I'm quite sure that by then, hater#1 and hater#2 will happily insist that it's only because Apple's spending so much money on marketing (1/4th of Microsoft's yearly budget), and their lies are confusing the consumer.... or something similar.

... Oh yeah, and I'm sure that by then, Netbooks will be going stronger and stronger. Undoubtedly.
 :mid:

----------


## mr Fred

> What's particularly funny is that the only people whining on about iPad, how crappy it is, and how terrible Apple is, are the same people who don't actually own one, have never held one, and have admitted to having no interest in the product.
> 
> Yeah, definitely a lot of credibility, there...


I don't have or want one because I've used one.

----------


## nikster

Latest from apple quarterly report: 3.27M iPads sold last quarter. And that despite the fact that the ipad is only sold and advertised for in a handful of countries....

Anyone know how many net books were sold in the last 3 months?

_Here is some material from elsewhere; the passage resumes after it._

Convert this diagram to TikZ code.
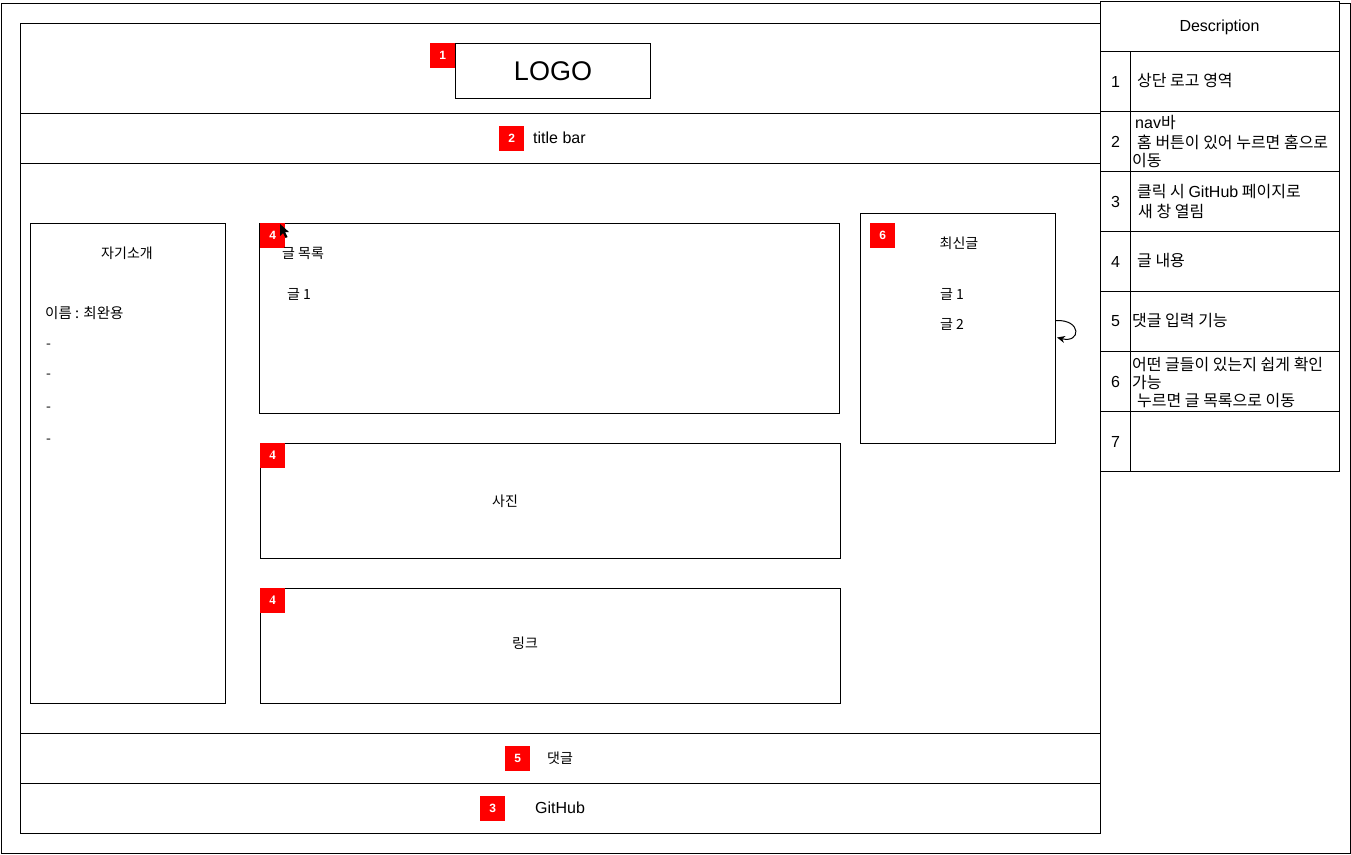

Apple said they're still selling every ipad and iPhone they can make - sales are currently restricted by manufacturing. They can't physically make more.

----------


## harrybarracuda

> Latest from apple quarterly report: 3.27M iPads sold last quarter. And that despite the fact that the ipad is only sold and advertised for in a handful of countries....
> 
> Anyone know how many net books were sold in the last 3 months?
> 
> Apple said they're still selling every ipad and iPhone they can make - sales are currently restricted by manufacturing. They can't physically make more.


(In the case of the iPhlop 4) until they've fixed them....?

----------


## harrybarracuda

It would seem HP may not be as impressed with PalmOS as they seemed:




> The Hewlett Packard slate PC has been listed on the company's  website, with the company also applying to trademark the term "PalmPad" –  fuelling speculation about the company's plans to introduce what many  were referring to earlier this year as a potential 'iPad killer' tablet  PC.
> The latest details on the HP Slate, from a listing on the HP  website, claims that it will feature an 8.9-inch screen, two cameras and  run on Windows 7.

----------


## harrybarracuda

Under $200 dollars and it runs Android. And guess where it's made:

Shenzen.

Now there's a company called Foxconn there, I think. It's famous for the high suicide rate amongst its employees....

 :mid:

----------


## The Fonz

Who would be game enough to buy a Chinese copy of an iPad?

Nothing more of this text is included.